[Start of GIVEN MATERIAL]
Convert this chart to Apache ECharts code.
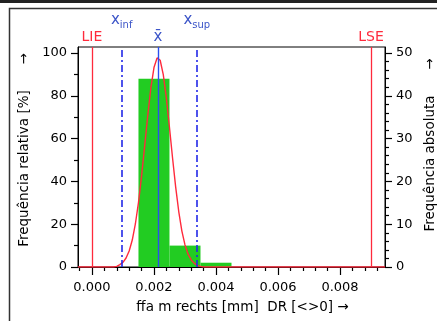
<!DOCTYPE html>
<html>
<head>
<meta charset="utf-8">
<script src="https://cdn.jsdelivr.net/npm/echarts@6/dist/echarts.min.js"></script>
<style>
  html, body { margin: 0; padding: 0; background: #ffffff; }
  #chart { width: 437px; height: 321px; }
</style>
</head>
<body>
<div id="chart"></div>
<script>
// Histogram classes (mm) and relative frequency (%)
const binStart = [0.0015, 0.0025, 0.0035];
const binEnd   = [0.0025, 0.0035, 0.0045];
const relFreq  = [88, 10, 2];

// Fitted distribution curve, relative frequency (%)
const curveX = [-0.00045, 0.0007, 0.0008, 0.0009, 0.0010, 0.0011, 0.0012, 0.0013, 0.0014,
                0.0015, 0.0016, 0.0017, 0.0018, 0.0019, 0.0020, 0.0021, 0.00213, 0.0022,
                0.0023, 0.0024, 0.0025, 0.0026, 0.0027, 0.0028, 0.0029, 0.0030, 0.0031,
                0.0032, 0.0033, 0.0034, 0.0035, 0.0036, 0.00945];
const curveY = [0, 0, 0.3, 1.1, 2.2, 4.2, 7.5, 12.6, 20.1,
                30.1, 42.5, 56.5, 70.9, 83.7, 93.2, 97.7, 98.0, 96.6,
                89.9, 78.9, 65.2, 50.8, 37.3, 25.8, 16.8, 10.3, 6.0,
                3.3, 1.7, 0.8, 0.3, 0, 0];

// Specification limits and statistics (mm)
const LIE = 0.000;
const LSE = 0.009;
const xMean = 0.00213;
const xInf = 0.00096;
const xSup = 0.00338;

// Axis ranges and ticks
const xMin = -0.00045, xMax = 0.00945;
const xMajorTicks = [0, 0.002, 0.004, 0.006, 0.008];
const xMinorTicks = [-0.0004, 0.0004, 0.0008, 0.0012, 0.0016, 0.0024, 0.0028, 0.0032, 0.0036,
                     0.0044, 0.0048, 0.0052, 0.0056, 0.0064, 0.0068, 0.0072, 0.0076,
                     0.0084, 0.0088, 0.0092];
const relMax = 102.8, absMax = 51.4;
const relTicks = [0, 20, 40, 60, 80, 100];
const relMinorTicks = [10, 30, 50, 70, 90];
const absTicks = [0, 10, 20, 30, 40, 50];
const absMinorTicks = [2, 4, 6, 8, 12, 14, 16, 18, 22, 24, 26, 28, 32, 34, 36, 38, 42, 44, 46, 48];

const FONT = 'DejaVu Sans';
const RED = '#ff2a3c';
const BLUE = '#2a4ff0';
const DASH_BLUE = '#2228e8';
const GREEN = '#22cc22';

const chart = echarts.init(document.getElementById('chart'), null, { renderer: 'canvas' });

const binData = binStart.map((s, i) => [s, binEnd[i], relFreq[i]]);
const curveData = curveX.map((x, i) => [x, curveY[i]]);

function vLine(x, color, type, width, labelText, labelColor, dist, size, rich) {
  return {
    xAxis: x,
    lineStyle: { color: color, type: type, width: width },
    label: {
      show: true, position: 'end', distance: dist,
      formatter: labelText, color: labelColor,
      fontFamily: FONT, fontSize: size, rich: rich || {}
    }
  };
}

const subRich = {
  x: { fontFamily: FONT, fontSize: 15, color: '#3c55c8', verticalAlign: 'bottom' },
  s: { fontFamily: FONT, fontSize: 10, color: '#3c55c8', verticalAlign: 'bottom', padding: [0, 0, -2, 0] }
};

const baseLabel = { color: '#000', fontFamily: FONT, fontSize: 13 };

chart.setOption({
  animation: false,
  backgroundColor: '#ffffff',
  grid: {
    left: 78, right: 52, top: 47, bottom: 54,
    containLabel: false, outerBoundsMode: 'none',
    show: true, borderColor: '#000', borderWidth: 1, backgroundColor: 'transparent'
  },
  xAxis: [
    {
      type: 'value', position: 'bottom', min: xMin, max: xMax,
      axisLine: { show: true, onZero: false, lineStyle: { color: '#000', width: 1 } },
      axisTick: { show: true, inside: false, length: 8, customValues: xMajorTicks, lineStyle: { color: '#000', width: 1.2 } },
      axisLabel: { ...baseLabel, margin: 14, customValues: xMajorTicks, formatter: v => v.toFixed(3) },
      splitLine: { show: false },
      name: 'ffa m rechts [mm]  DR [<>0] \u2192',
      nameLocation: 'middle', nameGap: 33,
      nameTextStyle: { ...baseLabel, fontSize: 13.5, padding: [0, 0, 0, 22] }
    },
    {
      type: 'value', position: 'bottom', min: xMin, max: xMax,
      axisLine: { show: false, onZero: false },
      axisTick: { show: true, length: 4, customValues: xMinorTicks, lineStyle: { color: '#000', width: 1.2 } },
      axisLabel: { show: false },
      splitLine: { show: false }
    }
  ],
  yAxis: [
    {
      type: 'value', position: 'left', min: 0, max: relMax,
      axisLine: { show: true, onZero: false, lineStyle: { color: '#000', width: 1 } },
      axisTick: { show: true, length: 7, customValues: relTicks, lineStyle: { color: '#000', width: 1.2 } },
      axisLabel: { ...baseLabel, margin: 11, customValues: relTicks },
      splitLine: { show: false },
      name: 'Frequência relativa [%]      \u2192',
      nameLocation: 'middle', nameGap: 46,
      nameTextStyle: { ...baseLabel, fontSize: 13.5, padding: [0, 0, 0, 14] }
    },
    {
      type: 'value', position: 'right', min: 0, max: absMax,
      axisLine: { show: true, onZero: false, lineStyle: { color: '#000', width: 1 } },
      axisTick: { show: true, length: 7, customValues: absTicks, lineStyle: { color: '#000', width: 1.2 } },
      axisLabel: { ...baseLabel, margin: 11, customValues: absTicks },
      splitLine: { show: false },
      name: 'Frequência absoluta      \u2192',
      nameLocation: 'middle', nameGap: 36,
      nameTextStyle: { ...baseLabel, fontSize: 13.5, padding: [0, 0, 0, 24] }
    },
    {
      type: 'value', position: 'left', min: 0, max: relMax,
      axisLine: { show: false, onZero: false },
      axisTick: { show: true, length: 4, customValues: relMinorTicks, lineStyle: { color: '#000', width: 1.2 } },
      axisLabel: { show: false },
      splitLine: { show: false }
    },
    {
      type: 'value', position: 'right', min: 0, max: absMax,
      axisLine: { show: false, onZero: false },
      axisTick: { show: true, length: 4, customValues: absMinorTicks, lineStyle: { color: '#000', width: 1.2 } },
      axisLabel: { show: false },
      splitLine: { show: false }
    }
  ],
  series: [
    {
      name: 'Histograma',
      type: 'custom',
      xAxisIndex: 0, yAxisIndex: 0,
      data: binData,
      encode: { x: [0, 1], y: 2 },
      renderItem: function (params, api) {
        const p0 = api.coord([api.value(0), api.value(2)]);
        const p1 = api.coord([api.value(1), 0]);
        return {
          type: 'rect',
          shape: { x: p0[0], y: p0[1], width: p1[0] - p0[0], height: p1[1] - p0[1] },
          style: { fill: GREEN }
        };
      },
      z: 2
    },
    {
      name: 'Curva',
      type: 'line',
      xAxisIndex: 0, yAxisIndex: 0,
      data: curveData,
      showSymbol: false,
      smooth: false,
      lineStyle: { color: RED, width: 1.4 },
      z: 4,
      markLine: {
        silent: true,
        symbol: 'none',
        precision: 6,
        data: [
          vLine(LIE, RED, 'solid', 1.3, 'LIE', RED, 3, 14),
          vLine(LSE, RED, 'solid', 1.3, 'LSE', RED, 3, 14),
          vLine(xMean, BLUE, 'solid', 1.4, 'x\u0304', '#3c55c8', 2, 15),
          vLine(xInf, DASH_BLUE, [7, 3, 2, 3], 1.6, '{x|x}{s|inf}', '#3c55c8', 19, 13, subRich),
          vLine(xSup, DASH_BLUE, [7, 3, 2, 3], 1.6, '{x|x}{s|sup}', '#3c55c8', 19, 13, subRich)
        ]
      }
    }
  ],
  graphic: [
    { type: 'rect', left: 0, top: 0, shape: { width: 437, height: 3 }, style: { fill: '#222' }, z: 10 },
    { type: 'polyline', shape: { points: [[9.5, 321], [9.5, 8.5], [437, 8.5]] }, style: { stroke: '#333', lineWidth: 1.5, fill: null }, z: 10 }
  ]
});
</script>
</body>
</html>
[End of GIVEN MATERIAL]
__SHORT PROBLEM__:
Restate exactly, please, only the lines between the start of the data and the line containing "[88, 10, 2];", both ends included, skipping the pictures.

__FINISHED EXERCISE__:
Convert this chart to Apache ECharts code.
<!DOCTYPE html>
<html>
<head>
<meta charset="utf-8">
<script src="https://cdn.jsdelivr.net/npm/echarts@6/dist/echarts.min.js"></script>
<style>
  html, body { margin: 0; padding: 0; background: #ffffff; }
  #chart { width: 437px; height: 321px; }
</style>
</head>
<body>
<div id="chart"></div>
<script>
// Histogram classes (mm) and relative frequency (%)
const binStart = [0.0015, 0.0025, 0.0035];
const binEnd   = [0.0025, 0.0035, 0.0045];
const relFreq  = [88, 10, 2];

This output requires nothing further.